● **WHAT TO DO**
Copy exactly the lines that run from the top of the listing to the line containing "quarters = quarters[:23]", both ends included, and omit the pictures.

● **STORED DATA**
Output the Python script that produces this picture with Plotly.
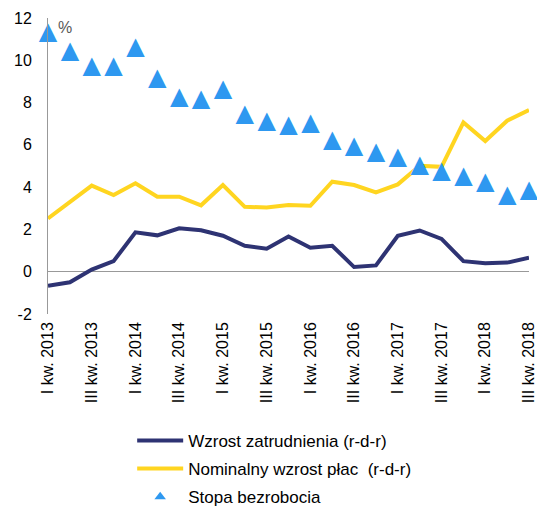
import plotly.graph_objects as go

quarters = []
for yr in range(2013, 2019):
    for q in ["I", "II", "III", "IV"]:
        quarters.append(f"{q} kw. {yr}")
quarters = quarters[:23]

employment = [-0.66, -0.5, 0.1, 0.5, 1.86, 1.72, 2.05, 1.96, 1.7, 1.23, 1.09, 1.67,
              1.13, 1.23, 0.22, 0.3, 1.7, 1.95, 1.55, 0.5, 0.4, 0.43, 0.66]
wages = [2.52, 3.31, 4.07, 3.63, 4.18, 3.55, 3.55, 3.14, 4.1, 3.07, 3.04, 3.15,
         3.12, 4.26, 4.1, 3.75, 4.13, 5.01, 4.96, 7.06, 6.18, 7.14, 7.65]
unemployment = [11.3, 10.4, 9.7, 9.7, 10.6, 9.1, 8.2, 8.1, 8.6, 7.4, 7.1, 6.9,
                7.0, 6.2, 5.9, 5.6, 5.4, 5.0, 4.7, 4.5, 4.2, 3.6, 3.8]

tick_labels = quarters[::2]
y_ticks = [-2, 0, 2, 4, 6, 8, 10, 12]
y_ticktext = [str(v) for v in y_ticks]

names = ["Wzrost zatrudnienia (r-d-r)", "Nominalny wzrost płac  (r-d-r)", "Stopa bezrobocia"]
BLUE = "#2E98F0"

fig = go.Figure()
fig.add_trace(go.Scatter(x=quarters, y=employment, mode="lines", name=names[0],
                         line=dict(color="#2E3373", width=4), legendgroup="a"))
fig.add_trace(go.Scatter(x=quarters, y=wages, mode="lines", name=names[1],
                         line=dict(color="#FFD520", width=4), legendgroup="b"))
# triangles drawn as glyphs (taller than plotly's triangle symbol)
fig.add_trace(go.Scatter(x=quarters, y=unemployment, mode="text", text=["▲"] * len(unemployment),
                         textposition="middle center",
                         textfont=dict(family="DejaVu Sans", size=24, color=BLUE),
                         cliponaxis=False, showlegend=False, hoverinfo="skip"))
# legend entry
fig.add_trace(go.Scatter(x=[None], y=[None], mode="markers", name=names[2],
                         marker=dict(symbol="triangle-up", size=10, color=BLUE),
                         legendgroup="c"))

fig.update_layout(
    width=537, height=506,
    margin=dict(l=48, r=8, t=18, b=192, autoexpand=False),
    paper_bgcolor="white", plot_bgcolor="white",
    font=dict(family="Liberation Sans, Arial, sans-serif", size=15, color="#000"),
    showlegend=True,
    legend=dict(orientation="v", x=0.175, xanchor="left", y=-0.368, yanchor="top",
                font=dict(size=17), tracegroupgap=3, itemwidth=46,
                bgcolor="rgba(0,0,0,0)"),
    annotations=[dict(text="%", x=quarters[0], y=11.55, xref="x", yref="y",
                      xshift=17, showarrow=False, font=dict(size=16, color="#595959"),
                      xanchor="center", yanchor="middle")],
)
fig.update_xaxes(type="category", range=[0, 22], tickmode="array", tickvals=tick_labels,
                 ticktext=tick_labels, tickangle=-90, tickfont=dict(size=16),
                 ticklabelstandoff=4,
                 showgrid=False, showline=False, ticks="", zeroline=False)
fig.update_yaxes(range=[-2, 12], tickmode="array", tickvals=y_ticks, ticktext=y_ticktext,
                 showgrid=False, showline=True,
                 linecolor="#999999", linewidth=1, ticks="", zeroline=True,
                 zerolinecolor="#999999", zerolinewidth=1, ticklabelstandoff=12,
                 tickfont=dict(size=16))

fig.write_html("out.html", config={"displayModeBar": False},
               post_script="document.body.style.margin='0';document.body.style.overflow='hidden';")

● **EXPECTED ANSWER**
Output the Python script that produces this picture with Plotly.
import plotly.graph_objects as go

quarters = []
for yr in range(2013, 2019):
    for q in ["I", "II", "III", "IV"]:
        quarters.append(f"{q} kw. {yr}")
quarters = quarters[:23]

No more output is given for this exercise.